Internet search engines tend to be perfect examples of the proverb “To them that have shall be given.” (I guess this is a Biblical quote. The “hath” suggests it anyway.)
Get a top ranking on Google and you can guarantee your site will get loads of hits. Which will up your ranking. Which will get you more hits. And so ad infinitum.
Which must be great if you are the website equivalent of Coca Cola. But is a bit of an obstacle when you are Joe Nobody’s Homemade Dandelion and Burdock Drink.
So it’s good that an open source Wikia Search project is slowly being brought into existence. The idea is that an open source search algorithm will inspire more confidence in the results. At the least, it will let website owners know what the goalposts are.

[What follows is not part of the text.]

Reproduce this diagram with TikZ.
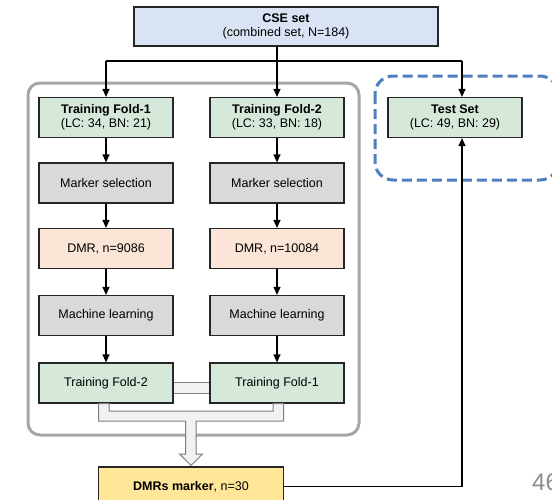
\documentclass[tikz,border=0pt]{standalone}
\usepackage{fontspec}
\setmainfont{Liberation Sans}
\usetikzlibrary{arrows.meta,calc}

\definecolor{cseblue}{HTML}{DAE3F3}
\definecolor{foldgreen}{HTML}{D5E8D9}
\definecolor{stepgray}{HTML}{D9D9D9}
\definecolor{dmrpeach}{HTML}{FBE5D6}
\definecolor{markeryellow}{HTML}{FFE699}
\definecolor{framegray}{HTML}{A6A6A6}
\definecolor{testblue}{HTML}{4F7FBE}
\definecolor{bandfill}{HTML}{F2F2F2}
\definecolor{bandline}{HTML}{7F7F7F}
\definecolor{pagegray}{HTML}{8C8C8C}

\tikzset{
  every node/.style={font=\fontsize{12.5}{14}\selectfont},
  box/.style={draw=black!85, line width=1.2pt, minimum width=134pt,
    minimum height=40pt, inner sep=0pt, align=center},
  fold/.style={box, fill=foldgreen},
  stepbox/.style={box, fill=stepgray},
  dmrbox/.style={box, fill=dmrpeach},
  arr/.style={-{Triangle[length=8pt,width=7pt]}, line width=1.2pt},
}

\begin{document}
\begin{tikzpicture}[x=1pt, y=-1pt]
  \clip (0,0) rectangle (552,499);
  \fill[white] (0,0) rectangle (552,499);

  % frames round the two folds and the test set
  \draw[framegray, line width=3pt, rounded corners=12pt] (28,83) rectangle (359,435);
  \draw[testblue, line width=3pt, dash pattern=on 10pt off 5pt, rounded corners=18pt]
    (375,76) rectangle (558,180);

  \node[box, fill=cseblue, minimum width=304pt, minimum height=39pt] (cse) at (286,26.5)
    {\textbf{CSE set}\\(combined set, N=184)};

  \node[fold] (fa1) at (106,117.5) {\textbf{Training Fold-1}\\(LC: 34, BN: 21)};
  \node[fold] (fa2) at (277,117.5) {\textbf{Training Fold-2}\\(LC: 33, BN: 18)};
  \node[fold] (test) at (455,117.5) {\textbf{Test Set}\\(LC: 49, BN: 29)};

  \node[stepbox] (ms1) at (106,183) {Marker selection};
  \node[stepbox] (ms2) at (277,183) {Marker selection};
  \node[dmrbox] (dmr1) at (106,248.5) {DMR, n=9086};
  \node[dmrbox] (dmr2) at (277,248.5) {DMR, n=10084};
  \node[stepbox] (ml1) at (106,315.5) {Machine learning};
  \node[stepbox] (ml2) at (277,315.5) {Machine learning};
  \node[fold] (fb1) at (106,383) {Training Fold-2};
  \node[fold] (fb2) at (277,383) {Training Fold-1};

  \node[box, fill=markeryellow, minimum width=185pt, minimum height=39pt] (marker) at (191,486.5)
    {\textbf{DMRs marker}, n=30};

  % split of the combined set
  \coordinate (split) at (277,61);
  \coordinate (tsplit) at (462,61);
  \draw[line width=1.2pt] (fa1.north |- split) -- (tsplit);
  \draw[arr] (fa1.north |- split) -- (fa1.north);
  \draw[arr] (cse.south -| fa2.north) -- (fa2.north);
  \draw[arr] (tsplit) -- (tsplit |- test.north);

  % the two training columns
  \foreach \c in {1,2} {
    \draw[arr] (fa\c) -- (ms\c);
    \draw[arr] (ms\c) -- (dmr\c);
    \draw[arr] (dmr\c) -- (ml\c);
    \draw[arr] (ml\c) -- (fb\c);
  }

  % exchange between the folds
  \fill[bandfill] ($(fb1.east)+(0,-1)$) rectangle ($(fb2.west)+(0,10)$);
  \draw[bandline, line width=1pt] ($(fb1.east)+(0,-1)$) -- ($(fb2.west)+(0,-1)$)
    ($(fb1.east)+(0,10)$) -- ($(fb2.west)+(0,10)$);

  % merged markers
  \draw[bandline, fill=bandfill, line width=1pt]
    (98.6,403.5) -- (98.6,421) -- (185.6,421) -- (185.6,454) -- (179.6,454)
    -- (191,465.5) -- (202.5,454) -- (196,454) -- (196,421) -- (283.5,421)
    -- (283.5,403.5) -- (273,403.5) -- (273,411) -- (109,411) -- (109,403.5) -- cycle;

  \draw[arr] (marker.east) -| (tsplit |- test.south);

  \node[anchor=base west, inner sep=0pt, text=pagegray, font=\fontsize{24}{24}\selectfont]
    (pageno) at (532,490) {46};
\end{tikzpicture}
\end{document}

New Scientist of 12th June 2007 (Yes, I know, it obviously takes me a while to process information) described the Wikia search project as the project of a “rebellious group of software engineers” determined to topple Google.
Apparently, one of the biggest problems is the shortage of mountains of cash to set up global data centres to match those of Google and Microsoft. According to New Scientist, one possible solution is to use a grid computing model, along the lines of SETI, with the search processing distributed around the world on volunteer’s PCs.
Most of the stuff on the Wikia site at the moment is concerned with the project itself. There is an about page . It looks as if development has stalled a bit since the initial start push in 2004, though. (Which suggests that New Scientist is even slower than me at processing information.)
Here’s an extract from Wikia Search on some of the ranking problems they intend to address:
Several other strategies to cheat or game the search engines are based on the fact that many search engines consider a hyperlink to a site to be a ‘vote’ for that site or measure of popularity. The use of hyperlinks as an indicator of website ‘quality’ led to link exchanges, link farms, bulletin board spam and other strategies to boost sites. Search engines responded by attempting to algorithmically evaluate the quality of each page, and discount links on sites or pages of little real value. While these algorithms to assess quality have neutralized millions of web pages, they have not (and cannot?) objectively determine the value and context of all the links on the web. The number of links to a page remains one of the biggest factors in how a page ranks in conventional search engines, and remains a prime area of interest for black-hat and grey-hat SEO.
Anything that can cut down the number of pointless spam sites that can clutter up the first few dozen pages of search results from standard search engines will be a big step forward.
I hope they solve the problems and this idea takes off. I’d volunteer my puny computing power and some of my bandwidth. Persuading ISPs not to do the choking-at-peak-times thing that they have started sneaking in through “Fair use” policies might be an obstacle though.